-- PROBLEM REQUIREMENTS --
What number of lines contain the word "React"? Reply with the number and nothing else.

-- COLLECTED DATA --

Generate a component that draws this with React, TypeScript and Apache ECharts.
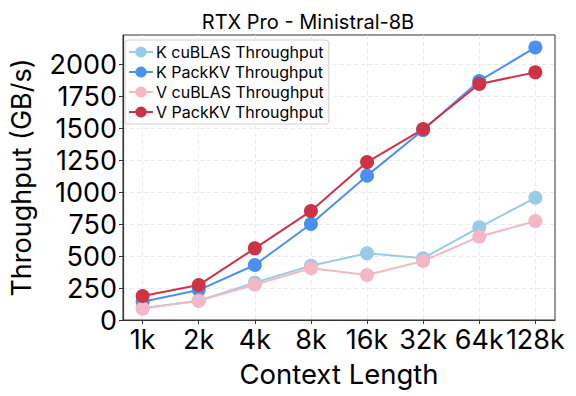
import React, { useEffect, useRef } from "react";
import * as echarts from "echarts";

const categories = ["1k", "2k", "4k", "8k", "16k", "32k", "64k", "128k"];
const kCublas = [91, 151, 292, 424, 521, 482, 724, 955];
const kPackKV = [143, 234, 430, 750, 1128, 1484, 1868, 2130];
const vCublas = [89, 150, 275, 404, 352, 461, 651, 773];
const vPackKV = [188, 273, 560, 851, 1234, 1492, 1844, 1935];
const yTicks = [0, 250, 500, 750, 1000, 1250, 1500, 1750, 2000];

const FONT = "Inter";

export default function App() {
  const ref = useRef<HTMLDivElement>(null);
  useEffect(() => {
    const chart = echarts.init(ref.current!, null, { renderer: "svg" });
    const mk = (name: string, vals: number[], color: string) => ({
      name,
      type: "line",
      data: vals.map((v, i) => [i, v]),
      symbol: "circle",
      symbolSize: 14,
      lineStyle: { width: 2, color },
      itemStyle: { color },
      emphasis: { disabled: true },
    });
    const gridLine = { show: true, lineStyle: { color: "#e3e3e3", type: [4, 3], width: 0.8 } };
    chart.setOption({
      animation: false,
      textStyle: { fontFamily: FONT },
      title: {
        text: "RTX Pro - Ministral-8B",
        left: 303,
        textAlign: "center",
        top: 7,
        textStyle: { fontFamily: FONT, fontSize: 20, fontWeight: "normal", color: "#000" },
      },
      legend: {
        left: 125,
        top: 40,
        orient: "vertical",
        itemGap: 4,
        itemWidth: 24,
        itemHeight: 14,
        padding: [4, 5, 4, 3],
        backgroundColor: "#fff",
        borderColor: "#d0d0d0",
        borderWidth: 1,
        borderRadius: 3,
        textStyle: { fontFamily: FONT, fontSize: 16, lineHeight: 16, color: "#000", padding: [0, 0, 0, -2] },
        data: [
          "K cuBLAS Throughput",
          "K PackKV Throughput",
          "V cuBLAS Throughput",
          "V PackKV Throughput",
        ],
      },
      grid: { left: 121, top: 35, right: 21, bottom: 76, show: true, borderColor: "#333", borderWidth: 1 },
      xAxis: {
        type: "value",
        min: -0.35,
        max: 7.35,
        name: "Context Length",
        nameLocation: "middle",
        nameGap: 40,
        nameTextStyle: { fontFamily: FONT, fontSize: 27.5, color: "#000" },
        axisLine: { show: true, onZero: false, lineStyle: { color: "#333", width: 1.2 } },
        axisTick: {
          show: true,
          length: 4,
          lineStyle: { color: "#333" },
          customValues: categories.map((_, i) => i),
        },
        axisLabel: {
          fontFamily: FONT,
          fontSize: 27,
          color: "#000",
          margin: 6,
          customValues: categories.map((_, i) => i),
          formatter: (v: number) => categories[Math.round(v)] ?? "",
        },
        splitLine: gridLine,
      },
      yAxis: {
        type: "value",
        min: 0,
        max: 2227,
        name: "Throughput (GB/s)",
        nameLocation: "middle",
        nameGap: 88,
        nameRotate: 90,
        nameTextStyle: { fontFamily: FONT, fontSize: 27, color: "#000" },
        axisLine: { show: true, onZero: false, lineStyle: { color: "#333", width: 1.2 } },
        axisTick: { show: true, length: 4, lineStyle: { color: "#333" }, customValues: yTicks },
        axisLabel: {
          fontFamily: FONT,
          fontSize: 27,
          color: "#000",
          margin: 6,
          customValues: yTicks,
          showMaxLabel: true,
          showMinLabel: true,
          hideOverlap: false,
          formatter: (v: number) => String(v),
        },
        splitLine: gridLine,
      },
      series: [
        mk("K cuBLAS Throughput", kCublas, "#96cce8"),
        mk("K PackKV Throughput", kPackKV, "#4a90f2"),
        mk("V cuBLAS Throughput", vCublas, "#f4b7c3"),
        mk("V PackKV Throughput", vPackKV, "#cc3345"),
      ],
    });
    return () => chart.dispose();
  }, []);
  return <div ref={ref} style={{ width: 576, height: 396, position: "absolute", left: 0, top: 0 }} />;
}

-- COMPLETED EXERCISE --
2